To combat the onslaught of new polymorphic viruses and the overall increase in file viruses, antivirus companies began to employ more clever scanning algorithms, such as the algorithmic entry point scanner. This scheme assumes that in an infected file, the program’s entry point either points directly to the virus or to some machine code that transfers control to the virus.

In an infected COM file, for instance, the file’s entry point points directly to any virus that prepends or overwrites the host file. For appending viruses and all other cases, it points to the machine code that transfers control to the virus. In infected EXE files, the file entry point almost always points directly to the viral code.

The entry point scanner employs a limited machine code simulator that can trace through a target program and follow simple machine-language jump (transfer of control) instructions. The scanner examines the machine code at the target program entry point. If this code transfers control to another program area using a recognized method, the built-in simulator attempts to locate the destination of this transfer. This destination is then treated as the new entry point of the program. The scanner repeats the process until the machine code no longer transfers contr to other program parts (see fig. 15.35).

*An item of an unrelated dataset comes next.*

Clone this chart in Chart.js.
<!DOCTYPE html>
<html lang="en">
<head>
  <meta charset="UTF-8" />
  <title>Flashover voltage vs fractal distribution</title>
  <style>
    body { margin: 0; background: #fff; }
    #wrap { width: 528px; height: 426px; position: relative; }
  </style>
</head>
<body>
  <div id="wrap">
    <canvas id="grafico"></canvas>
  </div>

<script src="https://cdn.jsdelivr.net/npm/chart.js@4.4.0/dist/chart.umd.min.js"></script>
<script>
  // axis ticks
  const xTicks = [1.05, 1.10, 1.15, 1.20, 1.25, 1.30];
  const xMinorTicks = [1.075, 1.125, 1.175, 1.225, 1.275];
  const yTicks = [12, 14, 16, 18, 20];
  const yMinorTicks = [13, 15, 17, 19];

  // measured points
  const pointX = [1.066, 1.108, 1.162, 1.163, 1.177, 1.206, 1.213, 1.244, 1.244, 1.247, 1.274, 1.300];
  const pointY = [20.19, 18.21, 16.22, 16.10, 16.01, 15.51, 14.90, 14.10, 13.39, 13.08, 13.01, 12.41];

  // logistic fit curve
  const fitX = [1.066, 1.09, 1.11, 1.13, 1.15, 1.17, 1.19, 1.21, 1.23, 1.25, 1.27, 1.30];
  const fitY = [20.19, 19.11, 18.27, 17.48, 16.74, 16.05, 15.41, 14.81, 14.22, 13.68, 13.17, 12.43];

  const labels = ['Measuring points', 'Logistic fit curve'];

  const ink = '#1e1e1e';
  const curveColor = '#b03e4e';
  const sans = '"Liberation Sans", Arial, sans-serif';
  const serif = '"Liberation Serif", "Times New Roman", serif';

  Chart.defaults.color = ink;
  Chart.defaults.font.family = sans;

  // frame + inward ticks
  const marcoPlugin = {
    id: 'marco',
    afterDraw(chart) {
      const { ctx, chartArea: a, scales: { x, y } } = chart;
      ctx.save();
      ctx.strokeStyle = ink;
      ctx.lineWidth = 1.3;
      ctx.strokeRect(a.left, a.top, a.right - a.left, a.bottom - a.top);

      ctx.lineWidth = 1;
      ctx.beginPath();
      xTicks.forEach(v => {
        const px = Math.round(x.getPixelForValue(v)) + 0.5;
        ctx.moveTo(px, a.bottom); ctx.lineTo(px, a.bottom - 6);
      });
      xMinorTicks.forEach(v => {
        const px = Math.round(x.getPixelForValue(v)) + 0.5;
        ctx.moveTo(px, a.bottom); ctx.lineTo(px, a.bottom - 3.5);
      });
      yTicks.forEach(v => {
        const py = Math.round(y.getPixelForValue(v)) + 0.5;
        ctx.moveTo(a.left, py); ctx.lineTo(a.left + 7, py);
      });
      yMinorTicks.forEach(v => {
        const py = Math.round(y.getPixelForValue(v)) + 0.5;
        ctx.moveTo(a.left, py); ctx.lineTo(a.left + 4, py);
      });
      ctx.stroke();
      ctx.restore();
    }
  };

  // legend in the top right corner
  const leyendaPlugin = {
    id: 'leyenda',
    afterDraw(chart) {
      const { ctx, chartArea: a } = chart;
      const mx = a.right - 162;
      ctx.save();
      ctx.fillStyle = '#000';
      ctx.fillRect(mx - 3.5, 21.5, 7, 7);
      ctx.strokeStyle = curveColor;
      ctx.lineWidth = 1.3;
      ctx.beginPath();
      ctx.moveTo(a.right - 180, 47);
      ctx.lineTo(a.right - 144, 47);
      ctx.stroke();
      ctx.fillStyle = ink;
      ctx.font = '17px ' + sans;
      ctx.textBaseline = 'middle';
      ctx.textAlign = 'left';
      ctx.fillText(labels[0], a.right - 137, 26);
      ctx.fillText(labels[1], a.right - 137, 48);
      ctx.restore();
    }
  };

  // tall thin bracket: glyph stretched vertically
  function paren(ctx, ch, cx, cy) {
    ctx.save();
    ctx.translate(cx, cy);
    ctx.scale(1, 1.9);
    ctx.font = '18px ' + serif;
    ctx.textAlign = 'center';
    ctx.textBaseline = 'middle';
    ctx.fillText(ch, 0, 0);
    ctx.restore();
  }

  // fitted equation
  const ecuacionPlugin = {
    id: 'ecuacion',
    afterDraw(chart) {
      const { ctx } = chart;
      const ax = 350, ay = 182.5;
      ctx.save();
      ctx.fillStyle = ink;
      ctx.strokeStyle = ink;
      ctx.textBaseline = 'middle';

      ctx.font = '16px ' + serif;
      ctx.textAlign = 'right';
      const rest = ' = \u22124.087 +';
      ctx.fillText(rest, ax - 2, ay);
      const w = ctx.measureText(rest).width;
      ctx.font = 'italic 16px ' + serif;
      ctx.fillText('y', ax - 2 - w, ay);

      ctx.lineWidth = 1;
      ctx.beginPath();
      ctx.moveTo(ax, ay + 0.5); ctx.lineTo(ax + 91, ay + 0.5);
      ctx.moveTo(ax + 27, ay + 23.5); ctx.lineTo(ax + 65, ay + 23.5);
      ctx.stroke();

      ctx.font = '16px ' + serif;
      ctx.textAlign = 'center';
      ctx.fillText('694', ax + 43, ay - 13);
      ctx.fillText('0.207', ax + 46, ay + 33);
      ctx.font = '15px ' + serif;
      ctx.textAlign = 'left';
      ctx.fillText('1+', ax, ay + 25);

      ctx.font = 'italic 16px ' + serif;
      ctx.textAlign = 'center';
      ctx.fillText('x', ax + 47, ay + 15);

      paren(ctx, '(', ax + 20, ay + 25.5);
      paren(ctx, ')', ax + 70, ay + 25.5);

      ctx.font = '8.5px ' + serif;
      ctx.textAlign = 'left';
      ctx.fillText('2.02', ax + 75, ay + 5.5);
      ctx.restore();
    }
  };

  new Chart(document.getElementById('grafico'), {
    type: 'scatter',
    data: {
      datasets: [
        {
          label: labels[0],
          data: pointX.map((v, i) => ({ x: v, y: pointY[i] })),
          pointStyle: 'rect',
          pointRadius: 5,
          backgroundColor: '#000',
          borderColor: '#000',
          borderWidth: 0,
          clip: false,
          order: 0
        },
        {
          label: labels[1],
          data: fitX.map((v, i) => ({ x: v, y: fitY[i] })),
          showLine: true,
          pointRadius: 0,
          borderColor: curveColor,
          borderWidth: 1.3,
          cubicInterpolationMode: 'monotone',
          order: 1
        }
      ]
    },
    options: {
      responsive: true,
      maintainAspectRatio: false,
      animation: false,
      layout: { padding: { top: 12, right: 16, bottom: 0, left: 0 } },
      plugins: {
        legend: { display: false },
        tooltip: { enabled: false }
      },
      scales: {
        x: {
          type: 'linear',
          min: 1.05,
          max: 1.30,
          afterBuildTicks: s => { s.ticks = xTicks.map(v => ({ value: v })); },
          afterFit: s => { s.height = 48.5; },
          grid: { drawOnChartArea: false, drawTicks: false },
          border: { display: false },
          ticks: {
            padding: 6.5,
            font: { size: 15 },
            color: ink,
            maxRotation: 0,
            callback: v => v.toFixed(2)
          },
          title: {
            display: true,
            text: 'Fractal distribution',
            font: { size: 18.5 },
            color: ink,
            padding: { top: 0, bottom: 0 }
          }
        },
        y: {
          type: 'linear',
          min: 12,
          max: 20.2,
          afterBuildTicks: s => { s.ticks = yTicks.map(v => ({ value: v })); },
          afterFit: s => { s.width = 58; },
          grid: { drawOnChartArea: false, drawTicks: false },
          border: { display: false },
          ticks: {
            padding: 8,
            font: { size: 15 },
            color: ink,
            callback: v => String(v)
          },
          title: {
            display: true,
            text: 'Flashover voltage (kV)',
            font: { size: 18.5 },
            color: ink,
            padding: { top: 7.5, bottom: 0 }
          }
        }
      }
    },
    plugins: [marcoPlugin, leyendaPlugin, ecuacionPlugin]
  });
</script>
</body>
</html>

Figure 15.35  The entry point scanner operating on an infected COM file.

After this “calm” point is reached and there are no further transfers of control in the executable file, the scanner assumes that it has located the most likely location of the start of a virus. The scanner can then search the limited region following this calm point for viruses.

If several different files are infected with the same virus, and the virus uses a consistent technique to transfer control from the primary entry point of the program to the virus body, the final point that is reached by the entry point scanner always converges on the same calm point in the virus. Rather than searching many kilobytes of the target file, a region limited to 20 or 30 bytes can be searched with equal effectiveness. This dramatically improves the virus scanner’s efficiency!

The entry point scanning technique is most often used in conjunction with a technique known as algorithmic scanning. The algorithmic scanner can use simple wild-card virus signatures like the original string scanners. It can also use more complex virus signatures to detect simple and intermediate polymorphic viruses, however.

When the antivirus engineer updates the algorithmic scanner to detect a new virus, he or she can write a simple detection program using a limited script language supported by the scanner. This script-based program is interpreted by the virus scanner and is applied to each scanned file. It can use complex operations built into the script language to detect more complex viruses.

These algorithmic, entry point signatures are capable of detecting a wide variety of simple, encrypted, and even polymorphic viruses. They are fast, because they are applied to a limited region of each scanned file. They also allow the antivirus engineer to write simple script-based programs to detect polymorphic viruses that were impossible to detect using earlier scanner technology. Finally, even if a virus employs a nonstandard infection technique and places itself somewhere in the middle of the host file, it may still be detected. As long as the entry point of the program contains simple code that transfers control to the virus, the entry point scanner can locate the relevant viral code and scan it.

All current antivirus products use some form of algorithmic scanning, usually in conjunction with the entry point scanning technique. This combination achieves fast scanning speeds and robust virus detection. However, over the past several years, virus writers have been working on new and highly complex polymorphic viruses. Such a polymorphic virus uses a varying decryption routine in each new infection. These decryption routines can be so large, varied, and complex that for many polymorphic viruses, the aforementioned scanner techniques are powerless.